Wawancara bebas terpimpin ini dimaksudkan agar
memperoleh jawaban spontan dan gambaran yang lebih
luas tentang masalah yang diteliti. Sifat wawancara yang
dilakukan adalah wawancara terbuka artinya subyeknya
mengetahui bahwa mereka sedang diwawancarai dan
mengetahui maksud dan tujuan wawancara tersebut.
Sampel yang dipilih dalam penelitian ini
dilakukan dengan purposive non random sampling, yaitu
sampel yang diwawancarai dipilih berdasarkan tujuan
penelitian dan memiliki kemampuan serta pemahaman
terhadap penyelenggaraan perpustakaan.
d. Focus Group Discussion dan Public Hearing
Sementara itu, metode Focus Group
Discussion(FGD) diselenggarakan untuk merumuskan
dan menyelesaikan persoalan-persoalan krusial dalam
penyusunan raperda Penyelenggaraan Perpustaakan
Daerah di Kabupaten Wonosobo, sehingga memperoleh
kesepahaman diantara stakeholders yang
kepentingannya terkait dengan subtansi pengaturan.

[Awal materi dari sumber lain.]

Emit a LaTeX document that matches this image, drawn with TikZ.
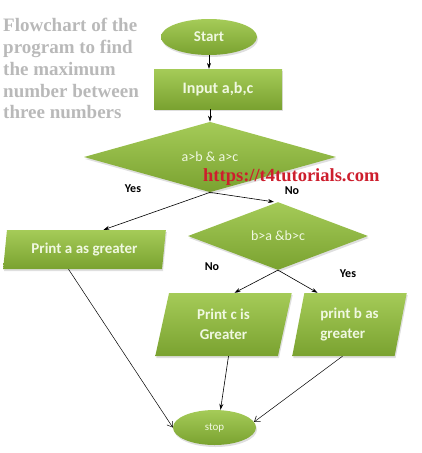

Sedangkan public hearing dilakukan untuk menyerap
sebanyak-banyaknya masukan dari masyarakat dengan
mendengarkan pendapat-pendapat mereka, sehingga
bisa memperkaya dan memperdalam kualitas dari
naskah akademik ini. Selain itu, data dikumpulkan
melalui konsultasi publik dengan LSM, akademisi,
15
Satuan Kerja Perangkat Daerah (SKPD), dan anggota
DPRD Kabupaten Wonosobo sehingga aspek sosiologis
dari Naskah Akademik Rancangan Peraturan Daerah
terpenuhi.
5. Metode Analisis Data
Analisa data merupakan langkah terakhir dalam
suatu kegiatan penulisan. Analisa data dilakukan secara
deskriptif kualitatif, artinya menguraikan data secara
bermutu dalam bentuk kalimat yang teratur, runtun, logis,
tidak tumpang tindih, dan efektif sehingga memudahkan
interpretasi data dan memahami hasil analisis. Data yag
diperoleh melalui pengumpulan data sekunder akan
dikumpulkan dan kemudian di analisis untuk mendapatkan
kejelasan terhadap masalah yang akan dibahas. Semua data
yang terkumpul diedit, diolah dan disusun secara sistematis
untuk selanjutnya disajikan dalam bentuk deskriptif yang
kemudian disimpulkan. Metode analisis yang digunakan
dalam penulisan ini adalah metode analisa data kualitatif.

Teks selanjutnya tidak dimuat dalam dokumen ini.